I don't know if any of the extra libraries are conflicting somehow... You seem to be adding in some fortran-releated exodus libraries and X11 which aren't needed...

-I/opt/X11/include 
-Wl,-rpath,/opt/X11/lib 
-L/opt/X11/lib 
-lpetsc 
-llapack 
-lblas 
-lexoIIv2for32 
-lX11
-lmpifort 
-lgfortran 
-lemutls_w 
-lheapt_w 
-lgfortran 
-lquadmath 
-lc++ 

Those might be needed for your application in general and you are just trying to get a small example to show the bug you are seeing...

gsjaardema commented 3 months ago

I'm not sure what else to suggest that you try for this. Do the seacas tests work, or are they not being built...

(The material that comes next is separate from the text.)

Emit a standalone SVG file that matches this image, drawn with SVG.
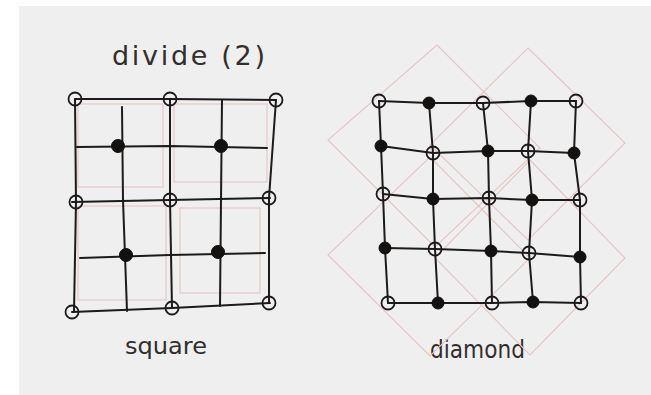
<svg xmlns="http://www.w3.org/2000/svg" width="651" height="395" viewBox="0 0 651 395">
<style>
.ln{fill:none;stroke:#1c1a1a;stroke-width:2;stroke-linecap:round;stroke-linejoin:round}
.pk{fill:none;stroke:#e6c4c4;stroke-width:1.1}
.o{fill:none;stroke:#1c1a1a;stroke-width:1.8}
.f{fill:#141111;stroke:#141111;stroke-width:1}
.t{font-family:"DejaVu Sans","Liberation Sans",sans-serif;fill:#332e2e}
</style>
<rect x="0" y="0" width="651" height="395" fill="#ffffff"/>
<rect x="19" y="6" width="632" height="389" fill="#efefef"/>

<text class="t" x="112" y="65" font-size="27" textLength="153" lengthAdjust="spacing">divide (2)</text>
<text class="t" x="125" y="354" font-size="23" textLength="82" lengthAdjust="spacingAndGlyphs">square</text>
<text class="t" x="430" y="358" font-size="24" textLength="95" lengthAdjust="spacingAndGlyphs">diamond</text>

<g id="square-guides">
<rect class="pk" x="78" y="104" width="85" height="83"/>
<rect class="pk" x="174" y="104" width="93" height="78"/>
<rect class="pk" x="78" y="206" width="88" height="94"/>
<rect class="pk" x="180" y="208" width="80" height="85"/>
</g>

<g id="diamond-guides">
<polygon class="pk" points="437,45 540,148 435,247 328,140"/>
<polygon class="pk" points="528,48 625,143 528,240 430,145"/>
<polygon class="pk" points="430,157 530,258 430,356 328,255"/>
<polygon class="pk" points="530,160 625,258 530,355 435,258"/>
</g>

<g id="connectors">
<polyline class="ln" points="75,99 170,99 276,100"/>
<polyline class="ln" points="77,147 170,146 267,148"/>
<polyline class="ln" points="72,202 170,200 270,198"/>
<polyline class="ln" points="80,258 170,255 265,253"/>
<polyline class="ln" points="72,312 172,308 270,303"/>
<polyline class="ln" points="75,99 76,202 74,312"/>
<polyline class="ln" points="122,107 123,200 127,311"/>
<polyline class="ln" points="170,99 170,200 172,308"/>
<polyline class="ln" points="222,100 221,200 220,306"/>
<polyline class="ln" points="276,100 269,198 269,303"/>
<polyline class="ln" points="379,101 429,103 483,103 531,101 576,101"/>
<polyline class="ln" points="381,146 433,153 488,151 528,151 574,153"/>
<polyline class="ln" points="383,194 433,199 489,198 532,200 580,200"/>
<polyline class="ln" points="385,248 435,249 491,251 529,253 580,257"/>
<polyline class="ln" points="388,303 438,303 492,303 533,302 581,303"/>
<polyline class="ln" points="379,101 381,146 383,194 385,248 388,303"/>
<polyline class="ln" points="429,103 433,153 433,199 435,249 438,303"/>
<polyline class="ln" points="483,103 488,151 489,198 491,251 492,303"/>
<polyline class="ln" points="531,101 528,151 532,200 529,253 533,302"/>
<polyline class="ln" points="576,101 574,153 580,200 580,257 581,303"/>
</g>

<g id="square-nodes">
<circle class="o" cx="75" cy="99" r="6.5"/>
<circle class="o" cx="170" cy="99" r="6.5"/>
<circle class="o" cx="276" cy="100" r="6.5"/>
<circle class="o" cx="76" cy="202" r="6.5"/>
<circle class="o" cx="170" cy="200" r="6.5"/>
<circle class="o" cx="269" cy="198" r="6.5"/>
<circle class="o" cx="72" cy="312" r="6.5"/>
<circle class="o" cx="172" cy="308" r="6.5"/>
<circle class="o" cx="269" cy="303" r="6.5"/>
<circle class="f" cx="118" cy="146" r="6.5"/>
<circle class="f" cx="221" cy="146" r="6.5"/>
<circle class="f" cx="126" cy="255" r="6.5"/>
<circle class="f" cx="218" cy="252" r="6.5"/>
</g>

<g id="diamond-nodes">
<circle class="o" cx="379" cy="101" r="6.5"/>
<circle class="f" cx="429" cy="103" r="6"/>
<circle class="o" cx="483" cy="103" r="6.5"/>
<circle class="f" cx="531" cy="101" r="6"/>
<circle class="o" cx="576" cy="101" r="6.5"/>
<circle class="f" cx="381" cy="146" r="6"/>
<circle class="o" cx="433" cy="153" r="6.5"/>
<circle class="f" cx="488" cy="151" r="6"/>
<circle class="o" cx="528" cy="151" r="6.5"/>
<circle class="f" cx="574" cy="153" r="6"/>
<circle class="o" cx="383" cy="194" r="6.5"/>
<circle class="f" cx="433" cy="199" r="6"/>
<circle class="o" cx="489" cy="198" r="6.5"/>
<circle class="f" cx="532" cy="200" r="6"/>
<circle class="o" cx="580" cy="200" r="6.5"/>
<circle class="f" cx="385" cy="248" r="6"/>
<circle class="o" cx="435" cy="249" r="6.5"/>
<circle class="f" cx="491" cy="251" r="6"/>
<circle class="o" cx="529" cy="253" r="6.5"/>
<circle class="f" cx="580" cy="257" r="6"/>
<circle class="o" cx="388" cy="303" r="6.5"/>
<circle class="f" cx="438" cy="303" r="6"/>
<circle class="o" cx="492" cy="303" r="6.5"/>
<circle class="f" cx="533" cy="302" r="6"/>
<circle class="o" cx="581" cy="303" r="6.5"/>
</g>
</svg>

bourdin commented 3 months ago

I am quite lost here...

I have upgraded exodus and pnetcdf to their latest version. I rebuilt exodusII with tests and they all pass, except for the python ones. As far as I can see, however, none of the tests cover ex_open_par Here is what I added to my cmake comand: -DSEACASExodus_ENABLE_TESTS:BOOL=ON -DSeacas_ENABLE_TESTS:BOOL=ON

I also removed all extra libraries and compiled with mpicc -I ${PETSC_DIR}/${PETSC_ARCH}/include/ -Wl,-rpath,${PETSC_DIR}/${PETSC_ARCH}/lib -L${PETSC_DIR}/${PETSC_ARCH}/lib -lexodus -lnetcdf -lpnetcdf -lhdf5_hl -lhdf5 -lz -o testclose testclose.c

I can reproduce this behaviour on a macOS and a linux box.

gsjaardema commented 2 months ago

Not ignoring this issue, but I have not yet been able to reproduce the behavior...

bourdin commented 2 months ago

I also have not had a chance to get into this.